関連する伝説
出典: フリー百科事典『ウィキペディア(Wikipedia)』 (2022/02/26 04:31 UTC 版)
イエスの脇腹を突き刺した兵士の名はロンギヌスであると伝えられ、その槍はロンギヌスの槍として有名であるが、いずれも福音書には直接的な記述は無い。ロンギヌスはイエスの死の確認の際に血が目に入り、白内障が治ったとも伝えられる。新約聖書外典のニコデモ福音書第16章には下記のように記述されている。 にがりをまぜた酢をのませられ、ロンギノスという名の兵隊がイエスの脇腹を槍で突きさした。 イエスと共に十字架に磔にされた2人の男の名は、デュスマスとゲスタス(英語版)と呼ばれる罪人である。ニコデモ福音書第10章には下記のように記述されている。 一緒に十字架につけられた悪党の一人が悪態をついてイエスに言った、「もしもお前がキリストならば、自分で自分を救い、また俺達を救ってくれればいいだろう。」デュスマスという名の男の方が相手を叱って言った、「お前は同じ刑を受けていながら、神を恐れることをしないのか。俺達には当然のことさ。俺達は自分のやったことにふさわしい罰を受けているのだからな。
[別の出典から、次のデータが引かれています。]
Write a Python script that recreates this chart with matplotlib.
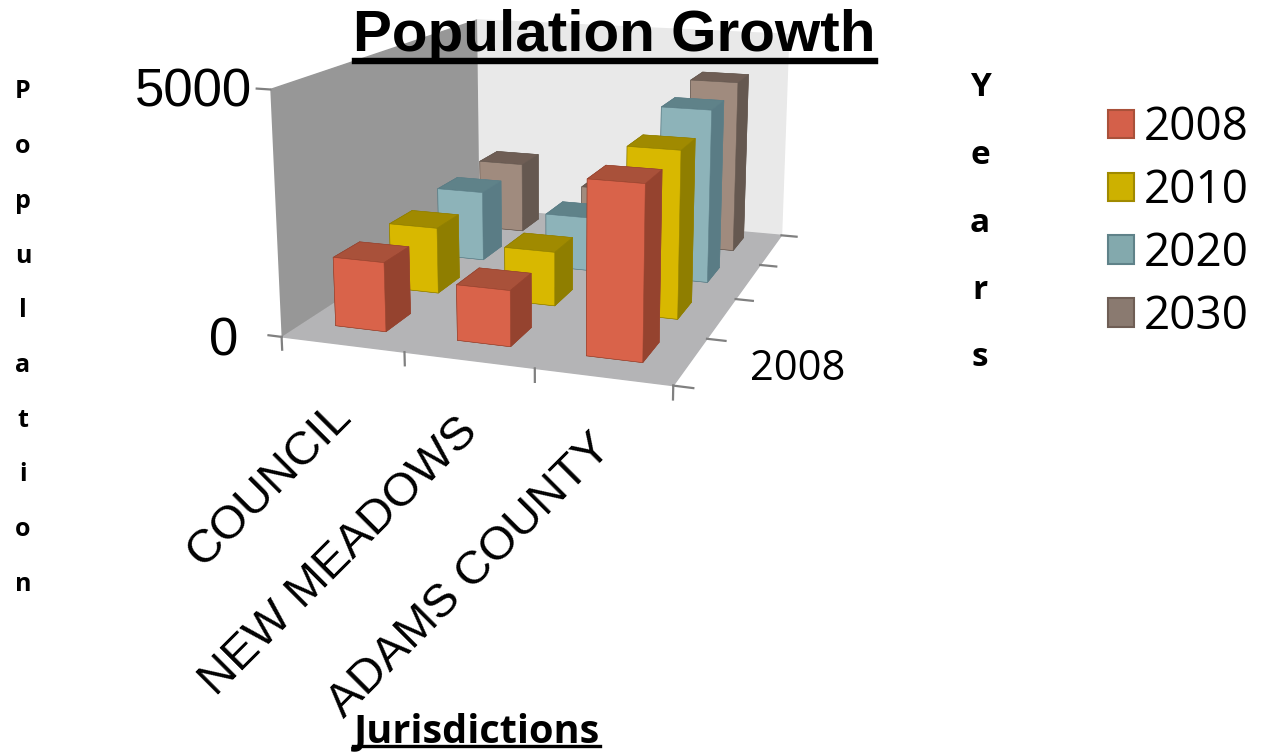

しかしこの方は何の悪いこともしておいでではないのだぞ。」そして言った、「主よ、汝の御国にて私を思い出して下さいますように。」イエスは彼に言った、「まことにまことに汝に告ぐ、今日汝は我と共に天国にいるであろう。」 同じ場面の記述が同書第26章にもある。 このように彼らが話していると、そこに、もう一人、肩に十字架を背負った卑しい人が来た。この人に聖なる父祖達は言った、「あなたは強盗のように見えますが、それに肩に十字架をかついでおいでですが、いったいどなたですか。」その人が答えるには、「あなた方がおっしゃるように、私は世の中にいた時は強盗、盗人でした。それでユダヤ人達は私をつかまえ、十字架の死刑に処したのですが、それはちょうど私達の主イエス・キリスト様と同時でした。主が十字架にかけられ給うた時に、いろいろな奇跡がおこり、それを見て私は信じました。私はキリスト様に呼びかけて言いました、主よ、あなたが王として支配なさる時、どうぞ私のことをお忘れにならないで下さい、と。するとすぐに主は返事をして下さり、まことにまことに汝に言う、今日すでに汝は我と共に天国にいるであろう、と言われたのです。それで私は自分の十字架をかついで天国に来たのですが、そこで大天使ミカエル様にお会いしましたので、申しました。十字架につけられた私達の主イエス様が私をここにつかわし給うたのです。ですからエデンの園の門の中に私を入れて下さい、と。すると(入り口にある)燃えている剣が、十字架の徴を見て、開き、私は入ることができました。そうして、大天使様か私におっしゃいました、しばらく待っているがよい、人類の始祖であるアダムが義人達と共に来て、彼らもまた中にはいって来るから、と。というわけで今、あなた方をお見受けしたので、お迎えに参ったところです。これらのことを聞いて聖者達はみな大声で叫んで言った、「我らの主キリストは偉大なるかな。その御力は偉大なるかな。」